◆ Objective:
Go through the data and copy every line exactly, but not the images.

◆ Dataset section:
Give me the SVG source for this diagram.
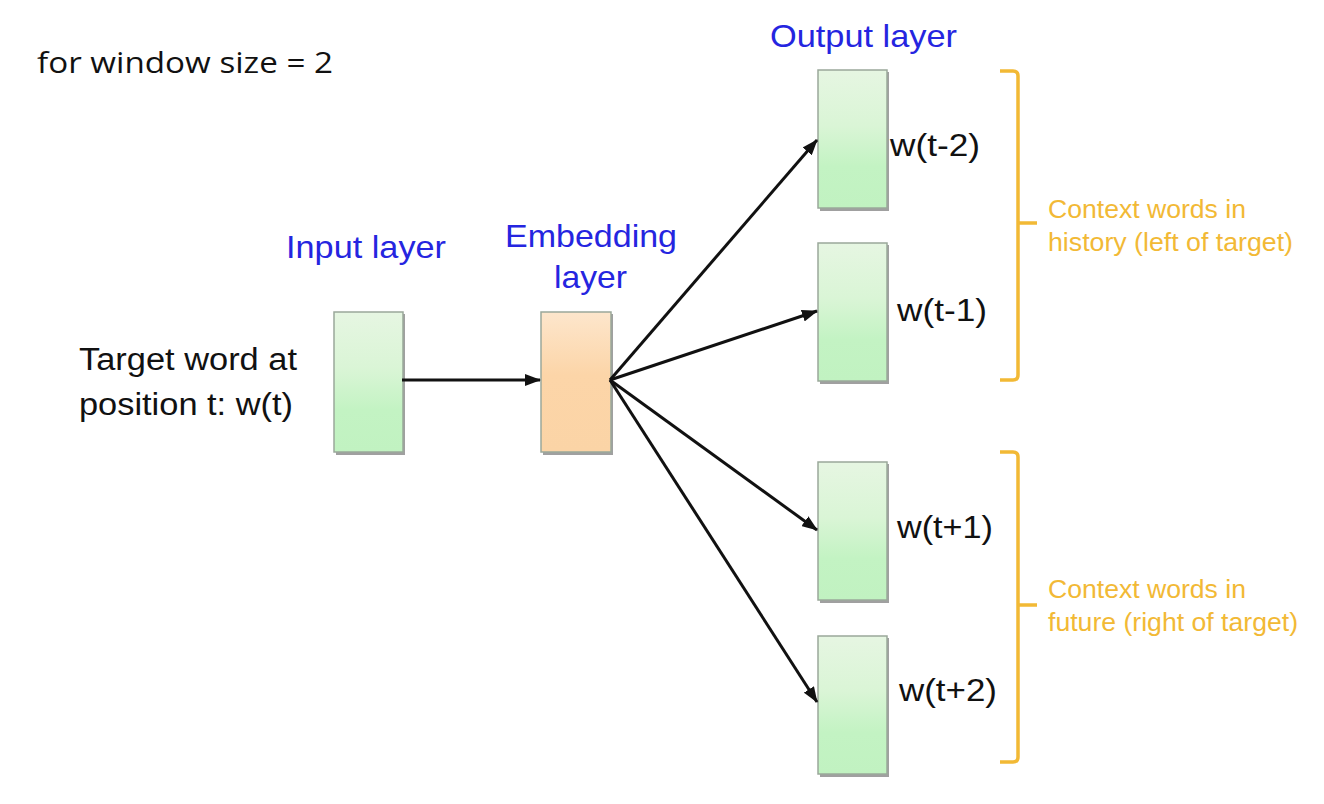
<svg xmlns="http://www.w3.org/2000/svg" width="1324" height="804" viewBox="0 0 1324 804">
<style>
.box{stroke:#9aa89a;stroke-width:1.5}
.sh{fill:#a0a0a0}
.lbl{font-family:"Liberation Sans",Arial,sans-serif;fill:#111;font-size:31px}
.blue{font-family:"Liberation Sans",Arial,sans-serif;fill:#2525e0;font-size:32px}
.ctx{font-family:"Liberation Sans",Arial,sans-serif;fill:#f2b935;font-size:25px}
.br{fill:none;stroke:#f2b935;stroke-width:3.5}
.con{stroke:#111;stroke-width:3;fill:none;marker-end:url(#ah)}
</style>
<defs>
<linearGradient id="g" x1="0" y1="0" x2="0" y2="1">
<stop offset="0" stop-color="#e6f6e2"/><stop offset="0.4" stop-color="#daf5d6"/><stop offset="0.7" stop-color="#c3f3c3"/><stop offset="1" stop-color="#c1f2c1"/>
</linearGradient>
<linearGradient id="o" x1="0" y1="0" x2="0" y2="1">
<stop offset="0" stop-color="#fde6cc"/><stop offset="0.45" stop-color="#fcd5a8"/><stop offset="1" stop-color="#fbd4a6"/>
</linearGradient>
<marker id="ah" markerWidth="16" markerHeight="12" refX="15" refY="6" orient="auto" markerUnits="userSpaceOnUse" viewBox="0 0 16 12">
<path d="M0,0 L16,6 L0,12 Z" fill="#111"/>
</marker>
</defs>
<rect width="1324" height="804" fill="#fff"/>
<text x="37" y="73" font-family="'Open Sans','Liberation Sans',sans-serif" font-size="30" fill="#111" textLength="296" lengthAdjust="spacingAndGlyphs">for window size = 2</text>
<text class="blue" x="770" y="47" textLength="187" lengthAdjust="spacingAndGlyphs">Output layer</text>
<text class="blue" x="286" y="258" textLength="160" lengthAdjust="spacingAndGlyphs">Input layer</text>
<text class="blue" x="505" y="247" textLength="172" lengthAdjust="spacingAndGlyphs">Embedding</text>
<text class="blue" x="554" y="288" textLength="73" lengthAdjust="spacingAndGlyphs">layer</text>
<g id="target-label"><text class="lbl" x="79" y="370" textLength="218" lengthAdjust="spacingAndGlyphs">Target word at</text><text class="lbl" x="79" y="415" textLength="214" lengthAdjust="spacingAndGlyphs">position t: w(t)</text></g>
<g id="input"><rect class="sh" x="336" y="314" width="69" height="141"/><rect class="box" x="334" y="312" width="69" height="140" fill="url(#g)"/></g>
<g id="embedding"><rect class="sh" x="543" y="314" width="70" height="141"/><rect class="box" x="541" y="312" width="70" height="140" fill="url(#o)"/></g>
<g id="out1"><rect class="sh" x="820" y="72" width="69" height="139"/><rect class="box" x="818" y="70" width="69" height="138" fill="url(#g)"/><text class="lbl" x="890" y="156" textLength="90" lengthAdjust="spacingAndGlyphs">w(t-2)</text></g>
<g id="out2"><rect class="sh" x="820" y="245" width="69" height="139"/><rect class="box" x="818" y="243" width="69" height="138" fill="url(#g)"/><text class="lbl" x="897" y="321" textLength="90" lengthAdjust="spacingAndGlyphs">w(t-1)</text></g>
<g id="out3"><rect class="sh" x="820" y="464" width="69" height="139"/><rect class="box" x="818" y="462" width="69" height="138" fill="url(#g)"/><text class="lbl" x="897" y="538" textLength="96" lengthAdjust="spacingAndGlyphs">w(t+1)</text></g>
<g id="out4"><rect class="sh" x="820" y="638" width="69" height="139"/><rect class="box" x="818" y="636" width="69" height="138" fill="url(#g)"/><text class="lbl" x="899" y="701" textLength="98" lengthAdjust="spacingAndGlyphs">w(t+2)</text></g>
<g id="connectors">
<line class="con" x1="402" y1="380" x2="540" y2="380"/>
<line class="con" x1="610" y1="380" x2="817" y2="140"/>
<line class="con" x1="610" y1="380" x2="817" y2="311"/>
<line class="con" x1="610" y1="380" x2="817" y2="530"/>
<line class="con" x1="610" y1="380" x2="817" y2="702"/>
</g>
<g id="history">
<path class="br" d="M1000,71 H1013 Q1018,71 1018,76 V375 Q1018,380 1013,380 H1000 M1018,223 H1037"/>
<text class="ctx" x="1048" y="218" textLength="198" lengthAdjust="spacingAndGlyphs">Context words in</text>
<text class="ctx" x="1048" y="251" textLength="245" lengthAdjust="spacingAndGlyphs">history (left of target)</text>
</g>
<g id="future">
<path class="br" d="M1000,452 H1013 Q1018,452 1018,457 V757 Q1018,762 1013,762 H1000 M1018,605 H1037"/>
<text class="ctx" x="1048" y="598" textLength="198" lengthAdjust="spacingAndGlyphs">Context words in</text>
<text class="ctx" x="1048" y="631" textLength="250" lengthAdjust="spacingAndGlyphs">future (right of target)</text>
</g>
</svg>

◆ Final answer:
Give me the SVG source for this diagram.
<svg xmlns="http://www.w3.org/2000/svg" width="1324" height="804" viewBox="0 0 1324 804">
<style>
.box{stroke:#9aa89a;stroke-width:1.5}
.sh{fill:#a0a0a0}
.lbl{font-family:"Liberation Sans",Arial,sans-serif;fill:#111;font-size:31px}
.blue{font-family:"Liberation Sans",Arial,sans-serif;fill:#2525e0;font-size:32px}
.ctx{font-family:"Liberation Sans",Arial,sans-serif;fill:#f2b935;font-size:25px}
.br{fill:none;stroke:#f2b935;stroke-width:3.5}
.con{stroke:#111;stroke-width:3;fill:none;marker-end:url(#ah)}
</style>
<defs>
<linearGradient id="g" x1="0" y1="0" x2="0" y2="1">
<stop offset="0" stop-color="#e6f6e2"/><stop offset="0.4" stop-color="#daf5d6"/><stop offset="0.7" stop-color="#c3f3c3"/><stop offset="1" stop-color="#c1f2c1"/>
</linearGradient>
<linearGradient id="o" x1="0" y1="0" x2="0" y2="1">
<stop offset="0" stop-color="#fde6cc"/><stop offset="0.45" stop-color="#fcd5a8"/><stop offset="1" stop-color="#fbd4a6"/>
</linearGradient>
<marker id="ah" markerWidth="16" markerHeight="12" refX="15" refY="6" orient="auto" markerUnits="userSpaceOnUse" viewBox="0 0 16 12">
<path d="M0,0 L16,6 L0,12 Z" fill="#111"/>
</marker>
</defs>
<rect width="1324" height="804" fill="#fff"/>
<text x="37" y="73" font-family="'Open Sans','Liberation Sans',sans-serif" font-size="30" fill="#111" textLength="296" lengthAdjust="spacingAndGlyphs">for window size = 2</text>
<text class="blue" x="770" y="47" textLength="187" lengthAdjust="spacingAndGlyphs">Output layer</text>
<text class="blue" x="286" y="258" textLength="160" lengthAdjust="spacingAndGlyphs">Input layer</text>
<text class="blue" x="505" y="247" textLength="172" lengthAdjust="spacingAndGlyphs">Embedding</text>
<text class="blue" x="554" y="288" textLength="73" lengthAdjust="spacingAndGlyphs">layer</text>
<g id="target-label"><text class="lbl" x="79" y="370" textLength="218" lengthAdjust="spacingAndGlyphs">Target word at</text><text class="lbl" x="79" y="415" textLength="214" lengthAdjust="spacingAndGlyphs">position t: w(t)</text></g>
<g id="input"><rect class="sh" x="336" y="314" width="69" height="141"/><rect class="box" x="334" y="312" width="69" height="140" fill="url(#g)"/></g>
<g id="embedding"><rect class="sh" x="543" y="314" width="70" height="141"/><rect class="box" x="541" y="312" width="70" height="140" fill="url(#o)"/></g>
<g id="out1"><rect class="sh" x="820" y="72" width="69" height="139"/><rect class="box" x="818" y="70" width="69" height="138" fill="url(#g)"/><text class="lbl" x="890" y="156" textLength="90" lengthAdjust="spacingAndGlyphs">w(t-2)</text></g>
<g id="out2"><rect class="sh" x="820" y="245" width="69" height="139"/><rect class="box" x="818" y="243" width="69" height="138" fill="url(#g)"/><text class="lbl" x="897" y="321" textLength="90" lengthAdjust="spacingAndGlyphs">w(t-1)</text></g>
<g id="out3"><rect class="sh" x="820" y="464" width="69" height="139"/><rect class="box" x="818" y="462" width="69" height="138" fill="url(#g)"/><text class="lbl" x="897" y="538" textLength="96" lengthAdjust="spacingAndGlyphs">w(t+1)</text></g>
<g id="out4"><rect class="sh" x="820" y="638" width="69" height="139"/><rect class="box" x="818" y="636" width="69" height="138" fill="url(#g)"/><text class="lbl" x="899" y="701" textLength="98" lengthAdjust="spacingAndGlyphs">w(t+2)</text></g>
<g id="connectors">
<line class="con" x1="402" y1="380" x2="540" y2="380"/>
<line class="con" x1="610" y1="380" x2="817" y2="140"/>
<line class="con" x1="610" y1="380" x2="817" y2="311"/>
<line class="con" x1="610" y1="380" x2="817" y2="530"/>
<line class="con" x1="610" y1="380" x2="817" y2="702"/>
</g>
<g id="history">
<path class="br" d="M1000,71 H1013 Q1018,71 1018,76 V375 Q1018,380 1013,380 H1000 M1018,223 H1037"/>
<text class="ctx" x="1048" y="218" textLength="198" lengthAdjust="spacingAndGlyphs">Context words in</text>
<text class="ctx" x="1048" y="251" textLength="245" lengthAdjust="spacingAndGlyphs">history (left of target)</text>
</g>
<g id="future">
<path class="br" d="M1000,452 H1013 Q1018,452 1018,457 V757 Q1018,762 1013,762 H1000 M1018,605 H1037"/>
<text class="ctx" x="1048" y="598" textLength="198" lengthAdjust="spacingAndGlyphs">Context words in</text>
<text class="ctx" x="1048" y="631" textLength="250" lengthAdjust="spacingAndGlyphs">future (right of target)</text>
</g>
</svg>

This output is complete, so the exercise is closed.